Where we left our story, Minnow and I had arrived on campus for my 8 am lecture.
First, just a reminder that my child really is the most easy-going 8 month old in history.
I brought along her stroller, a sling, a few toys, and her diaper bag (all already in the car). I figured I’d put her in the sling during class, or if she wanted to get down and crawl around, that would be OK too. Secretly, I kind of hoped some student would volunteer to watch her and I’d gallantly refuse saying that her education was more important than my inconvenience. None did.
We arrive about 3 minutes before class, and I introduced Minnow to some of the early arrivals. At the start of class, I introduced her to those assembled, jokingly calling her the guest lecturer. The first twenty minutes of class was spent on a small group activity, so Minnow (in the sling) and I circulated amongst the groups, listening, and directing the discussions.

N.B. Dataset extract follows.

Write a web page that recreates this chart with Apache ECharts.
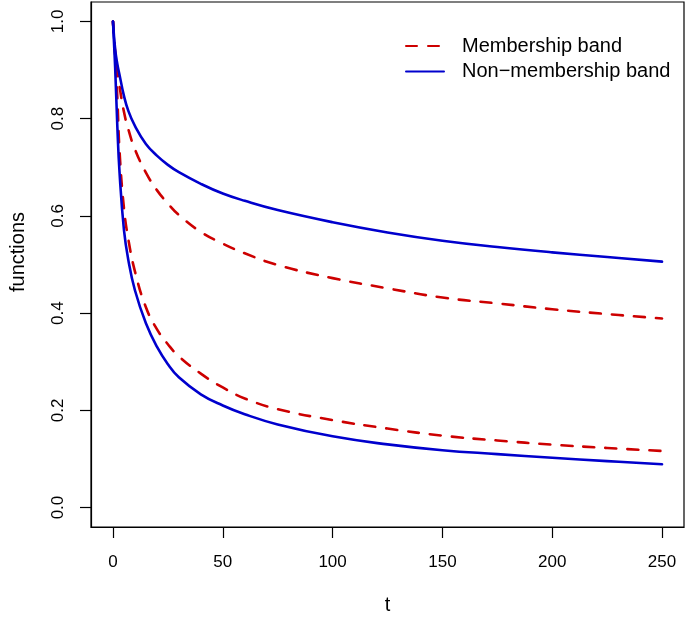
<!DOCTYPE html>
<html>
<head>
<meta charset="utf-8">
<script src="https://cdn.jsdelivr.net/npm/echarts@6/dist/echarts.min.js"></script>
<style>
  html, body { margin: 0; padding: 0; background: #fff; }
  #chart { width: 685px; height: 617px; }
</style>
</head>
<body>
<div id="chart"></div>
<script>
// ---- data ----
var tValues = [0, 1, 2, 3, 5, 7, 10, 15, 20, 25, 30, 40, 50, 60, 75, 100, 125, 150, 175, 200, 225, 250];
var memberUpper    = [1.0, 0.936, 0.898, 0.866, 0.814, 0.778, 0.737, 0.689, 0.653, 0.6255, 0.602, 0.567, 0.543, 0.523, 0.499, 0.472, 0.451, 0.432, 0.420, 0.408, 0.398, 0.389];
var memberLower    = [1.0, 0.93, 0.842, 0.733, 0.616, 0.552, 0.486, 0.412, 0.367, 0.336, 0.311, 0.2755, 0.247, 0.2245, 0.2025, 0.180, 0.1625, 0.148, 0.138, 0.1295, 0.1225, 0.1165];
var nonMemberUpper = [1.0, 0.943, 0.912, 0.890, 0.847, 0.816, 0.785, 0.748, 0.724, 0.705, 0.690, 0.666, 0.646, 0.631, 0.612, 0.587, 0.566, 0.549, 0.536, 0.525, 0.5155, 0.506];
var nonMemberLower = [1.0, 0.905, 0.783, 0.689, 0.571, 0.509, 0.447, 0.379, 0.331, 0.295, 0.268, 0.233, 0.210, 0.192, 0.171, 0.1465, 0.130, 0.118, 0.110, 0.1025, 0.0955, 0.089];
var xTicks = [0, 50, 100, 150, 200, 250];
var yTicks = [0.0, 0.2, 0.4, 0.6, 0.8, 1.0];
var seriesNames = ['Membership band', 'Non\u2212membership band'];
var xTitle = 't';
var yTitle = 'functions';

function pairs(vals) {
  return tValues.map(function (t, i) { return [t, vals[i]]; });
}

var FONT = 'Liberation Sans, Arial, Helvetica, sans-serif';
var RED = '#CD0000';
var BLUE = '#0000CD';

var dashedStyle = { color: RED, width: 2.6, type: [11, 11], cap: 'round', join: 'round' };
var solidStyle = { color: BLUE, width: 2.6, type: 'solid', cap: 'round', join: 'round' };

function lineSeries(name, vals, style, color, z) {
  return {
    name: name, type: 'line', data: pairs(vals),
    showSymbol: false, symbol: 'none',
    smooth: 0.45,
    lineStyle: style, itemStyle: { color: color }, z: z
  };
}

var chart = echarts.init(document.getElementById('chart'), null, { renderer: 'canvas' });
chart.setOption({
  animation: false,
  backgroundColor: '#ffffff',
  textStyle: { fontFamily: FONT, color: '#000' },
  grid: {
    left: 91, right: 1, top: 2, bottom: 90,
    outerBoundsMode: 'none',
    containLabel: false,
    show: true, borderColor: '#000', borderWidth: 1.2, backgroundColor: 'transparent'
  },
  legend: {
    orient: 'vertical',
    left: 405,
    top: 36,
    padding: 0,
    itemWidth: 38,
    itemHeight: 20,
    itemGap: 5.5,
    data: seriesNames,
    itemStyle: { opacity: 0 },
    textStyle: { fontFamily: FONT, fontSize: 20, color: '#000', padding: [0, 0, 0, 13] },
    selectedMode: false
  },
  graphic: [
    {
      type: 'text',
      x: 18, y: 252,
      rotation: Math.PI / 2,
      style: { text: yTitle, fontFamily: FONT, fontSize: 20, fill: '#000', align: 'center', verticalAlign: 'middle' }
    }
  ],
  xAxis: {
    type: 'value',
    min: -10, max: 260,
    name: xTitle,
    nameLocation: 'middle',
    nameGap: 68,
    nameTextStyle: { fontFamily: FONT, fontSize: 20, color: '#000' },
    axisLine: { show: true, onZero: false, lineStyle: { color: '#000', width: 1.2 } },
    axisTick: { show: true, inside: false, length: 11, lineStyle: { color: '#000', width: 1.2 }, customValues: xTicks },
    axisLabel: { show: true, margin: 27, fontFamily: FONT, fontSize: 17, color: '#000', customValues: xTicks,
      formatter: function (v) { return String(v); } },
    splitLine: { show: false }
  },
  yAxis: {
    type: 'value',
    min: -0.04, max: 1.04,
    axisLine: { show: true, onZero: false, lineStyle: { color: '#000', width: 1.2 } },
    axisTick: { show: true, inside: false, length: 11, lineStyle: { color: '#000', width: 1.2 }, customValues: yTicks },
    axisLabel: { show: true, margin: 24, rotate: 90, fontFamily: FONT, fontSize: 17, color: '#000', customValues: yTicks,
      formatter: function (v) { return v.toFixed(1); } },
    splitLine: { show: false }
  },
  series: [
    lineSeries(seriesNames[0], memberUpper, dashedStyle, RED, 2),
    lineSeries(seriesNames[0], memberLower, dashedStyle, RED, 2),
    lineSeries(seriesNames[1], nonMemberUpper, solidStyle, BLUE, 3),
    lineSeries(seriesNames[1], nonMemberLower, solidStyle, BLUE, 3)
  ]
});
</script>
</body>
</html>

After the group work, I launched into the lecture. I found it difficult to use the pointer with the sling on, so I did a bit more standing at a distance and describing the slide than usual. I like the sling for a hip carry which is where Minnow is happiest these days for just walking around, but it restricts arm movement on the side where the fabric goes over the shoulder. The ergo gives me full arm motion, but I haven’t figured out the hip carry with it yet (and I didn’t have time to try this morning.).
Toward the end of the first chunk of lecture, Minnow started to get fussy, and suddenly I realized that she hadn’t eaten in 2 hours. We still had 30 minutes to go, so there was no way she was going to make it through class without feeding. I had an empty sippy cup, but I didn’t think water would amuse her for a half-hour. Fortunately, part-way through my lecture, I’d included an example exam question, and so when I hit that slide, I told the class to discuss it amongst themselves for a few minutes. The other fortunate thing is that Minnow is a speed eater and rarely nurses for more than a few minutes at a time during the day. So while my students had ample time to discuss the question, Minnow had time for a snack in an adjacent empty classroom.
Returning to my classroom, I resumed the lecture and only in the last few minutes of class did Minnow decide to interject with her opinion on the subject (“babababababa”).
So, all in all, things went remarkably well. I’m impressed with how well Minnow did, and how well I was able to tune her out and focus on what I was trying to teach. In the past I’ve found that when I’ve had Minnow in my arms, my brain has turned to mush, but I guess I’ve got a little better filter these days. I know that if I have to bring her to class again, I need to plan on feeding her directly before class or finding some sort of food that she can eat without my help. Of course, this will get easier as she gets older.
I don’t want to bring Minnow to class again this semester, but now at least I know what to expect if it does happen. And next semester my first class isn’t ’til 9:30, so I shouldn’t have quite so many early morning catastrophes.
As far as dealing with Fish, I was initially quite pissed. My usual tactic when he f’s up is to call him, tell him off and then hang up on him. (really mature, I know). This time I didn’t call him until my usual leaving work check-in. I asked him to study her daycare sheet, which records arrival time, feedings, etc. and told him we’d discuss it when I got home. By then, he’d figured out what had happened. We discussed several different options (after I refused to let him shift the blame) and I think we have some strategies for avoiding bottle disasters in the future. Our principal idea is to increase the supply of both pumping and feeding bottles, so that if they don’t get thoroughly scrubbed each night we’re still OK for the next day. I also decided that the morning that I have my teaching evaluation, I’m going to try to hire a babysitter to be on hand from 6-8 am so that I can have a few moments of calm no matter what’s happening with Minnow.